[Rows from a dataset of charts and code]
+ + + +

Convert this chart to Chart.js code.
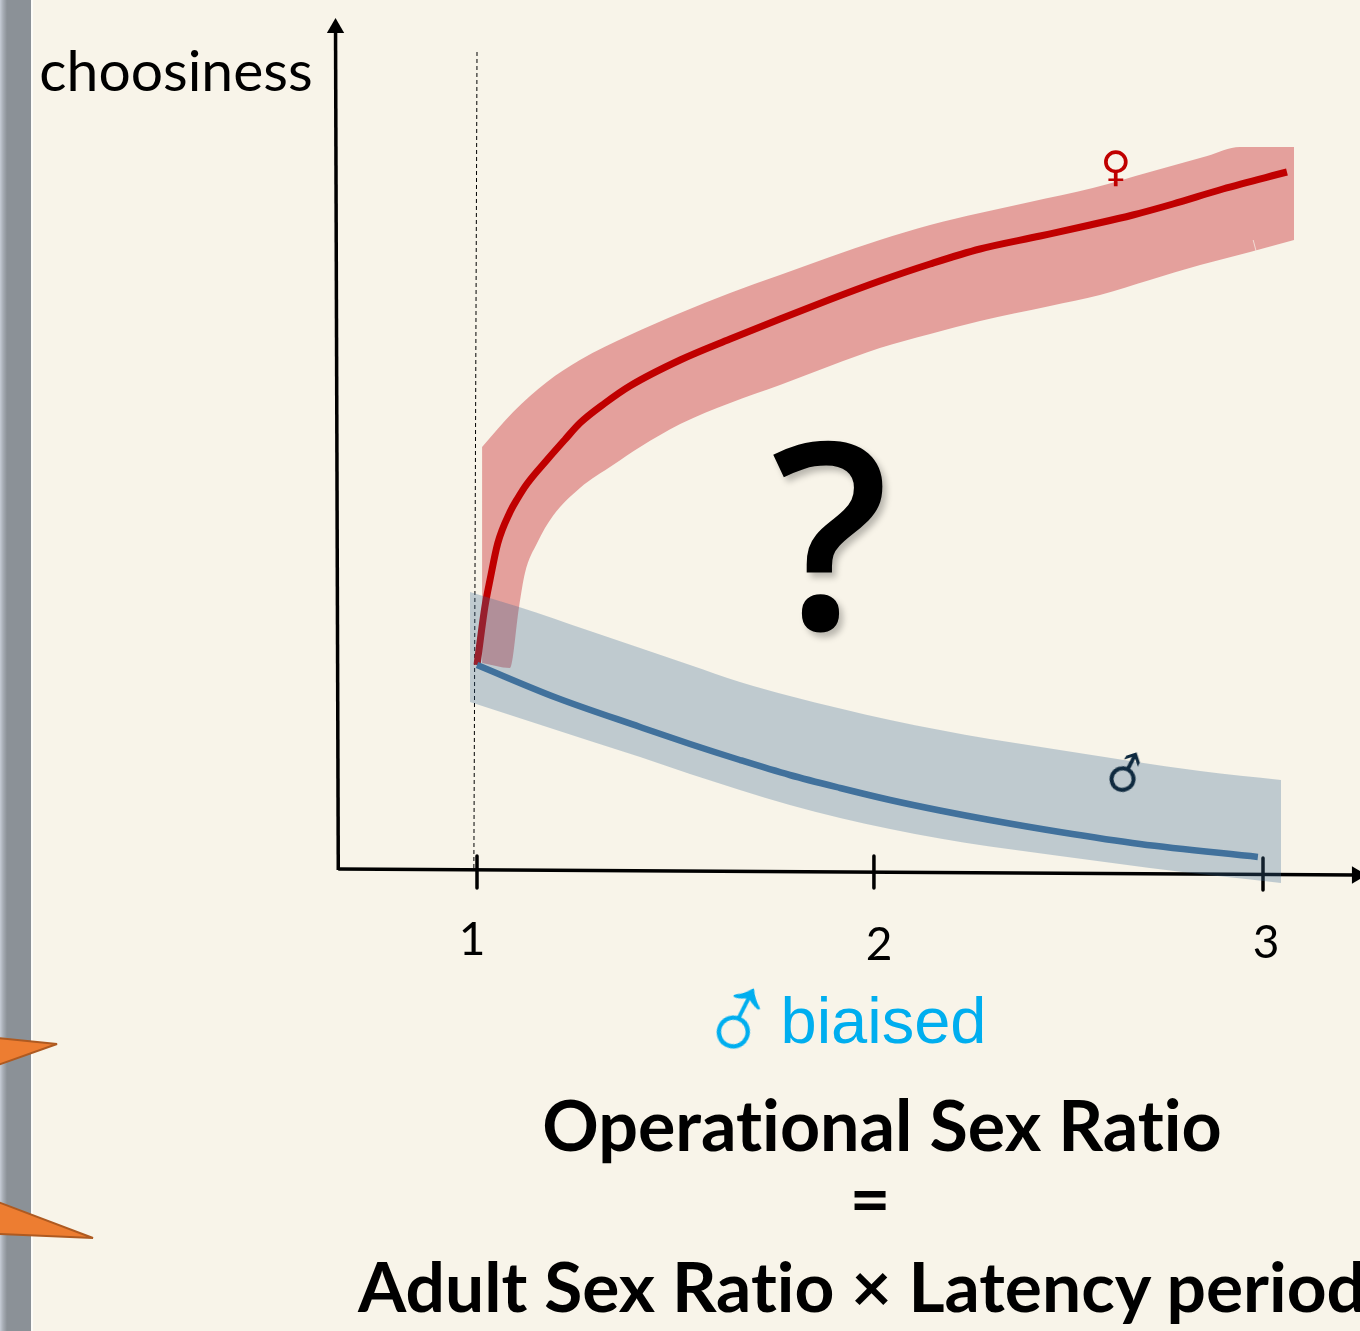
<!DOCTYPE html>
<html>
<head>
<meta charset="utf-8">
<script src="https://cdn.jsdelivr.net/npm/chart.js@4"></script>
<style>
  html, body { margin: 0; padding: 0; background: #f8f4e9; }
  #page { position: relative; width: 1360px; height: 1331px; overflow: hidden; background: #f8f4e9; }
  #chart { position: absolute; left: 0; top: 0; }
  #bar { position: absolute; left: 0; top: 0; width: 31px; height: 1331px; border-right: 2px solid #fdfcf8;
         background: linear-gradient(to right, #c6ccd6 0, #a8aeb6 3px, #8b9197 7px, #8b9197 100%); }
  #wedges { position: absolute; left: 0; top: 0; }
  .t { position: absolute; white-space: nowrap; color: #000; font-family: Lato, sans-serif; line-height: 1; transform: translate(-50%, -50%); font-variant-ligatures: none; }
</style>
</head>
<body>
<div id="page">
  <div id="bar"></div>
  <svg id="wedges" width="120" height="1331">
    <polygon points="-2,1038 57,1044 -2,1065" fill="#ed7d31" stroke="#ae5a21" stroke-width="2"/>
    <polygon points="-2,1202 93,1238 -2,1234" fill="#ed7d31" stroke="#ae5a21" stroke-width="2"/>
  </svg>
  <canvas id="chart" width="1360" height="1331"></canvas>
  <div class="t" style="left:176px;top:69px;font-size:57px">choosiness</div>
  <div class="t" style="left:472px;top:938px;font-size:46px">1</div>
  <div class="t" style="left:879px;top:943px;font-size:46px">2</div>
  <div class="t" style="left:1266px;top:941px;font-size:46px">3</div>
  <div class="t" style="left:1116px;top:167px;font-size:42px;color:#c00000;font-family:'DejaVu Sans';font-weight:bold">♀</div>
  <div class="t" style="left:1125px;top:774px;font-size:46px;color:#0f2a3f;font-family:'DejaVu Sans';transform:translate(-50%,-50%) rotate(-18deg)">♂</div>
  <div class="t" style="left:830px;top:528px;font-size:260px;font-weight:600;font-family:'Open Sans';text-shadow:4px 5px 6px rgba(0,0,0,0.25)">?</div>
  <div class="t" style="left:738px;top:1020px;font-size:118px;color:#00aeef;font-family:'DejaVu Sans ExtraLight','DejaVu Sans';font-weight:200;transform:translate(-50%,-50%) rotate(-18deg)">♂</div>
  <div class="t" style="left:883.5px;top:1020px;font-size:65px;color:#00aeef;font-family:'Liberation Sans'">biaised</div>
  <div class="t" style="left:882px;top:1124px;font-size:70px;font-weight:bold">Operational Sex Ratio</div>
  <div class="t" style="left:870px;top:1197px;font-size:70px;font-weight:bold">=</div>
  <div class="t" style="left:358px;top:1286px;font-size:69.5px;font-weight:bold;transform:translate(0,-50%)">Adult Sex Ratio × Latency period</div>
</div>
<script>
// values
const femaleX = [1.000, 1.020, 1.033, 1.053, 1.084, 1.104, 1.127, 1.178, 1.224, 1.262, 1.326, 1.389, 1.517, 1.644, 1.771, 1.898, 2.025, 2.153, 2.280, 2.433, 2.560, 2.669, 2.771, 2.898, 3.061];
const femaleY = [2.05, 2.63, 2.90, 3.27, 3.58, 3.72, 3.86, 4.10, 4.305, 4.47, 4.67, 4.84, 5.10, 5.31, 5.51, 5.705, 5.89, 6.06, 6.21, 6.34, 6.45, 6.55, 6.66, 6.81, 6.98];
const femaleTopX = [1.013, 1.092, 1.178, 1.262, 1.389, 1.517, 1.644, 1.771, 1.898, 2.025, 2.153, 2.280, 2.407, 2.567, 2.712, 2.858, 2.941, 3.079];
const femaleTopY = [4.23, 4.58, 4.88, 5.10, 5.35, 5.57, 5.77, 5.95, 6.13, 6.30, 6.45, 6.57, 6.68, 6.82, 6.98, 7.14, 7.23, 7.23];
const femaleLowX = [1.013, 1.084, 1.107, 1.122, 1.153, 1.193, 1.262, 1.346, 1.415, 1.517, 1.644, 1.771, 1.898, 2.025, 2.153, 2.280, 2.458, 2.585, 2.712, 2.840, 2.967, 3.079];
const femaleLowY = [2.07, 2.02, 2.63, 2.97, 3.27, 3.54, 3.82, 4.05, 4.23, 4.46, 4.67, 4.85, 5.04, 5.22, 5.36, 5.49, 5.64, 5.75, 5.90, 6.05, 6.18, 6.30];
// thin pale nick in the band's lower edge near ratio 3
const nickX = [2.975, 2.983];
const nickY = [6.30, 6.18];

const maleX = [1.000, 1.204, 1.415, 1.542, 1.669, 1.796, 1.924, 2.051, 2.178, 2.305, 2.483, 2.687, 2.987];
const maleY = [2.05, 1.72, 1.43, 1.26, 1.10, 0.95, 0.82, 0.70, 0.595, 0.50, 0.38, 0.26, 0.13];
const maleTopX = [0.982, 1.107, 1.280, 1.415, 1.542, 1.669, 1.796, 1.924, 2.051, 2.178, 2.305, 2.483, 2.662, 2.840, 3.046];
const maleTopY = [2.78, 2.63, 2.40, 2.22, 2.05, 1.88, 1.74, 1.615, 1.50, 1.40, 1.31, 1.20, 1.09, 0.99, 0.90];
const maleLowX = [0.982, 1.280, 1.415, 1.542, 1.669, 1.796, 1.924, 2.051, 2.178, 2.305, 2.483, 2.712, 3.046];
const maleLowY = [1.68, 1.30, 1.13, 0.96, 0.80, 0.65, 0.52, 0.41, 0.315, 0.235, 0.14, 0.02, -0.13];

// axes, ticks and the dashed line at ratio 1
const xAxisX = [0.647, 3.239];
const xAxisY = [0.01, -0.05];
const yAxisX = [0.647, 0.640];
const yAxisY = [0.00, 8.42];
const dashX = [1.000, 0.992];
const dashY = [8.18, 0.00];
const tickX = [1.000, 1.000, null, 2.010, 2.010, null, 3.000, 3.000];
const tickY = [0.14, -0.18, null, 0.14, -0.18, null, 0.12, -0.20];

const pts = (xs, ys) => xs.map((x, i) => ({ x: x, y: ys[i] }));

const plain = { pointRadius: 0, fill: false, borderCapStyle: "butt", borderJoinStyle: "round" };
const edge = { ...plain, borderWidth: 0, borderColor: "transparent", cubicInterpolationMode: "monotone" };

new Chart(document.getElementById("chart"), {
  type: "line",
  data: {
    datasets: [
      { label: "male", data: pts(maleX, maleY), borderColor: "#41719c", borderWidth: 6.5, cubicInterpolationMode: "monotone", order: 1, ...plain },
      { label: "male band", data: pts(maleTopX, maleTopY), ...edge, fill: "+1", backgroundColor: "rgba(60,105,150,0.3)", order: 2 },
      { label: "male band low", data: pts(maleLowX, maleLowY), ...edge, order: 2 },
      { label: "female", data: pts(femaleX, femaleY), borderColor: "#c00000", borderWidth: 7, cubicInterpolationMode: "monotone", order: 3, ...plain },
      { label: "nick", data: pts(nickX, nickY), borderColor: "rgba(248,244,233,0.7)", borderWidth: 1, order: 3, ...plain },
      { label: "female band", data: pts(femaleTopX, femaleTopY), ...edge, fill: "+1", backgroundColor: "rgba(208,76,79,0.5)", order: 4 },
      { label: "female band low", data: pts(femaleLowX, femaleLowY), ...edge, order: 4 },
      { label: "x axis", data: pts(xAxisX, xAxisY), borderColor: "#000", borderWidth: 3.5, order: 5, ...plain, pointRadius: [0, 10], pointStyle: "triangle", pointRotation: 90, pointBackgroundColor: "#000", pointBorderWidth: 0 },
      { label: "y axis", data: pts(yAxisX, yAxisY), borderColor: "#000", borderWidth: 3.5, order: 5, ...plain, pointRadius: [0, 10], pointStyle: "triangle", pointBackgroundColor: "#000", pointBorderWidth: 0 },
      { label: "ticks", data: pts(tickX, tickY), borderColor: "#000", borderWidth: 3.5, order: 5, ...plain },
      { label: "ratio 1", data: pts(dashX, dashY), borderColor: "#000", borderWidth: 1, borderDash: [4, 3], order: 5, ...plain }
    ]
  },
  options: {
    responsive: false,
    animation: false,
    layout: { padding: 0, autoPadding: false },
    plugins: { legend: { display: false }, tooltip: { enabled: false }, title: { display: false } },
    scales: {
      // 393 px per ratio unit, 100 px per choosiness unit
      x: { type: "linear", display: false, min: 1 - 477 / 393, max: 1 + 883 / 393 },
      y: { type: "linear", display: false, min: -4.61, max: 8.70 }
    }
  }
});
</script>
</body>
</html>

+ + + +

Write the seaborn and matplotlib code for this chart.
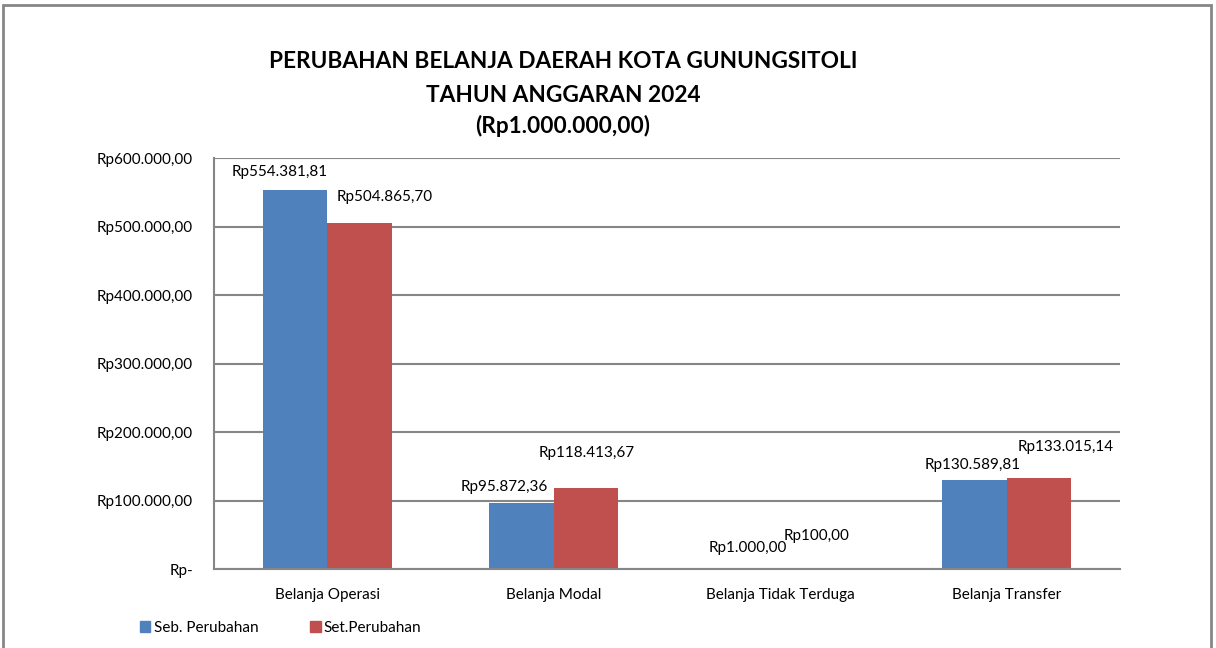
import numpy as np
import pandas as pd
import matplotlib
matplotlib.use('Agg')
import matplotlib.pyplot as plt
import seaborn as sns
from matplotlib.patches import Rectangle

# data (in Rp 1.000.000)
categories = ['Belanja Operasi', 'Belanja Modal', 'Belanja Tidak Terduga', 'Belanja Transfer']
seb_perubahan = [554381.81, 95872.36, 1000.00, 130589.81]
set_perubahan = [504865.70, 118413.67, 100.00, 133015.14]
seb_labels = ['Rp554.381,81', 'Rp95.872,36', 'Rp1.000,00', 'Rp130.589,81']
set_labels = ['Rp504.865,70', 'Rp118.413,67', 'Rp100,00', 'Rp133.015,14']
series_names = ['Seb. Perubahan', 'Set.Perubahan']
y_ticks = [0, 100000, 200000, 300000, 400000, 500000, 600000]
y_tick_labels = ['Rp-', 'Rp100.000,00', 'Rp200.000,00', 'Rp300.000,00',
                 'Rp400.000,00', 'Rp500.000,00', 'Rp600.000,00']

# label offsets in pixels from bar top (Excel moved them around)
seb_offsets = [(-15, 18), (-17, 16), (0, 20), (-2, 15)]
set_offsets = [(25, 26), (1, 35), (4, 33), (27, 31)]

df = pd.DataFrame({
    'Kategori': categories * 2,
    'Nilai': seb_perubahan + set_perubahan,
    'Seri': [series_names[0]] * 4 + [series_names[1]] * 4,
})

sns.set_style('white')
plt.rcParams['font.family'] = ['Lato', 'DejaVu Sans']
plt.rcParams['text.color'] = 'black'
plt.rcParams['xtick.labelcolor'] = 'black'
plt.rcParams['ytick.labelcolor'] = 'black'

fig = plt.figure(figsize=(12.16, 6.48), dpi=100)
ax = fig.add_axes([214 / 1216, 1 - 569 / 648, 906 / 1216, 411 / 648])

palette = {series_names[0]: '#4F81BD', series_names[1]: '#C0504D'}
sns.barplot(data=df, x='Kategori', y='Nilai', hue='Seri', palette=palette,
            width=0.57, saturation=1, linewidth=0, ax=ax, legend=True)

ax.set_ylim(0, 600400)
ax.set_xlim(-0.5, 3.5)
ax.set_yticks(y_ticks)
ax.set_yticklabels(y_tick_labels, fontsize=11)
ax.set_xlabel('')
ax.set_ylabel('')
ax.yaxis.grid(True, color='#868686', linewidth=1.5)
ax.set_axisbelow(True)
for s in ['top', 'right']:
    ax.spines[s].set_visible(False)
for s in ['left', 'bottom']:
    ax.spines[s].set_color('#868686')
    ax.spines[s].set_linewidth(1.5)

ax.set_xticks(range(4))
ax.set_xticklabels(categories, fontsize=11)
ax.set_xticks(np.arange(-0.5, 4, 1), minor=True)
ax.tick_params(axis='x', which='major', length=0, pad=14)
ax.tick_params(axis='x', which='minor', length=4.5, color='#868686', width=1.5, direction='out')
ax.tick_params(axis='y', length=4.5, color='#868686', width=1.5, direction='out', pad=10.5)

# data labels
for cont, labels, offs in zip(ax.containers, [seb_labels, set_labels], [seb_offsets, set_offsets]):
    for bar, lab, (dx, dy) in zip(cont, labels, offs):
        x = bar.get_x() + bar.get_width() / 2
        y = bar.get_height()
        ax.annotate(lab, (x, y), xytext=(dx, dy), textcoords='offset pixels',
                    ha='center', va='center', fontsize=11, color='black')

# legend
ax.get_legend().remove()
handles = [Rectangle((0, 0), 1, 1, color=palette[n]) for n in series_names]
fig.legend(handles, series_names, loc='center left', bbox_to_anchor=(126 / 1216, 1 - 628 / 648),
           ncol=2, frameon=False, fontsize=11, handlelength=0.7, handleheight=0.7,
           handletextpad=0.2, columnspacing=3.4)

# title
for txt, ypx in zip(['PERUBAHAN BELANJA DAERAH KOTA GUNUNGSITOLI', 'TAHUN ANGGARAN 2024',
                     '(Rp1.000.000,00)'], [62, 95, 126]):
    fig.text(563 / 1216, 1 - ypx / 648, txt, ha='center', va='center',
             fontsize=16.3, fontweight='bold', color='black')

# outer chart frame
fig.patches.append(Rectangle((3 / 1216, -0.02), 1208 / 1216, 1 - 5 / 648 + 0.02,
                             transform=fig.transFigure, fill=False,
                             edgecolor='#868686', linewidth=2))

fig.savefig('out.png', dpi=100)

+ + + +

» **Exercise directions**
Your first line is the one with "Write the seaborn", and your last is the one with "from matplotlib.patches import Rectangle". Copy those and every line between them exactly, without any pictures.

» **Written solution**
Write the seaborn and matplotlib code for this chart.
import numpy as np
import pandas as pd
import matplotlib
matplotlib.use('Agg')
import matplotlib.pyplot as plt
import seaborn as sns
from matplotlib.patches import Rectangle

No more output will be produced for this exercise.